→ Exercise requirements: All of the data should be output character for character, except the pictures.

→ Given material:
----
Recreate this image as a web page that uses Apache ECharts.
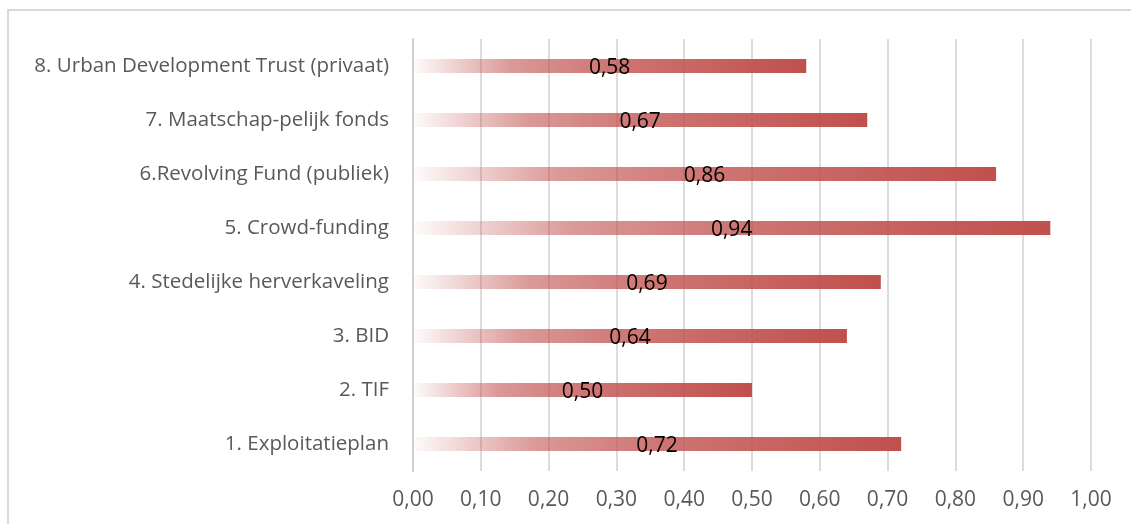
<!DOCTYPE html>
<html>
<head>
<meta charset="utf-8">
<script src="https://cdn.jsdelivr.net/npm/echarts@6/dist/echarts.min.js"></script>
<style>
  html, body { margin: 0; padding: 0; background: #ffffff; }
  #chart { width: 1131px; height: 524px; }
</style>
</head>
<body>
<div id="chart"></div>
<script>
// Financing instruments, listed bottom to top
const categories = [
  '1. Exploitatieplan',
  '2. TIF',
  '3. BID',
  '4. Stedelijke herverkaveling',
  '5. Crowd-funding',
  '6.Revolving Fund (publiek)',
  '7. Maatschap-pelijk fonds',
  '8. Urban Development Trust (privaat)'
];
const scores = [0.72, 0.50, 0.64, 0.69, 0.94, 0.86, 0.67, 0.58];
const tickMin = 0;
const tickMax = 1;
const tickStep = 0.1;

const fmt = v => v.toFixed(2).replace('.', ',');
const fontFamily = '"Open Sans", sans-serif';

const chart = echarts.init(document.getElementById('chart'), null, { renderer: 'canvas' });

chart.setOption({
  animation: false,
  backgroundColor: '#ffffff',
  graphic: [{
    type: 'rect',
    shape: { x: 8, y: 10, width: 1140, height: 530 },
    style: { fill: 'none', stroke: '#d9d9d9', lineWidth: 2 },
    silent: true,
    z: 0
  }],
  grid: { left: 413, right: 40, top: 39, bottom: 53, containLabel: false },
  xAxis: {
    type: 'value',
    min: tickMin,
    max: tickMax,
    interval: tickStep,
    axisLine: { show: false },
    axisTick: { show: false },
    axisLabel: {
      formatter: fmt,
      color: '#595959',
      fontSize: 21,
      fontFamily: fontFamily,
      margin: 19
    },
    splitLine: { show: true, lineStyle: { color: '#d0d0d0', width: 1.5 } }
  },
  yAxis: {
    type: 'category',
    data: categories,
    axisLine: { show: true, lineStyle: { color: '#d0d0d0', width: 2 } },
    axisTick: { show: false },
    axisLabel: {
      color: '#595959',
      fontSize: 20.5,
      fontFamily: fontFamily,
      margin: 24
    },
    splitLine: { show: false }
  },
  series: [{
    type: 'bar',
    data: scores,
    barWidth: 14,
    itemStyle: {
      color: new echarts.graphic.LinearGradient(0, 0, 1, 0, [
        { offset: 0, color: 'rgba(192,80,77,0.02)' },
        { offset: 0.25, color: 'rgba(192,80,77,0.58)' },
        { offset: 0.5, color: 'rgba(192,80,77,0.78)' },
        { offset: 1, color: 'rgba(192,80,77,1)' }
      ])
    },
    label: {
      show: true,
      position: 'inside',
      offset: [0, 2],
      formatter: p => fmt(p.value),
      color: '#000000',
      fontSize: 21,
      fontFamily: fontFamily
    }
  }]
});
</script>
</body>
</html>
----
→ Response to the exercise:
Recreate this image as a web page that uses Apache ECharts.
<!DOCTYPE html>
<html>
<head>
<meta charset="utf-8">
<script src="https://cdn.jsdelivr.net/npm/echarts@6/dist/echarts.min.js"></script>
<style>
  html, body { margin: 0; padding: 0; background: #ffffff; }
  #chart { width: 1131px; height: 524px; }
</style>
</head>
<body>
<div id="chart"></div>
<script>
// Financing instruments, listed bottom to top
const categories = [
  '1. Exploitatieplan',
  '2. TIF',
  '3. BID',
  '4. Stedelijke herverkaveling',
  '5. Crowd-funding',
  '6.Revolving Fund (publiek)',
  '7. Maatschap-pelijk fonds',
  '8. Urban Development Trust (privaat)'
];
const scores = [0.72, 0.50, 0.64, 0.69, 0.94, 0.86, 0.67, 0.58];
const tickMin = 0;
const tickMax = 1;
const tickStep = 0.1;

const fmt = v => v.toFixed(2).replace('.', ',');
const fontFamily = '"Open Sans", sans-serif';

const chart = echarts.init(document.getElementById('chart'), null, { renderer: 'canvas' });

chart.setOption({
  animation: false,
  backgroundColor: '#ffffff',
  graphic: [{
    type: 'rect',
    shape: { x: 8, y: 10, width: 1140, height: 530 },
    style: { fill: 'none', stroke: '#d9d9d9', lineWidth: 2 },
    silent: true,
    z: 0
  }],
  grid: { left: 413, right: 40, top: 39, bottom: 53, containLabel: false },
  xAxis: {
    type: 'value',
    min: tickMin,
    max: tickMax,
    interval: tickStep,
    axisLine: { show: false },
    axisTick: { show: false },
    axisLabel: {
      formatter: fmt,
      color: '#595959',
      fontSize: 21,
      fontFamily: fontFamily,
      margin: 19
    },
    splitLine: { show: true, lineStyle: { color: '#d0d0d0', width: 1.5 } }
  },
  yAxis: {
    type: 'category',
    data: categories,
    axisLine: { show: true, lineStyle: { color: '#d0d0d0', width: 2 } },
    axisTick: { show: false },
    axisLabel: {
      color: '#595959',
      fontSize: 20.5,
      fontFamily: fontFamily,
      margin: 24
    },
    splitLine: { show: false }
  },
  series: [{
    type: 'bar',
    data: scores,
    barWidth: 14,
    itemStyle: {
      color: new echarts.graphic.LinearGradient(0, 0, 1, 0, [
        { offset: 0, color: 'rgba(192,80,77,0.02)' },
        { offset: 0.25, color: 'rgba(192,80,77,0.58)' },
        { offset: 0.5, color: 'rgba(192,80,77,0.78)' },
        { offset: 1, color: 'rgba(192,80,77,1)' }
      ])
    },
    label: {
      show: true,
      position: 'inside',
      offset: [0, 2],
      formatter: p => fmt(p.value),
      color: '#000000',
      fontSize: 21,
      fontFamily: fontFamily
    }
  }]
});
</script>
</body>
</html>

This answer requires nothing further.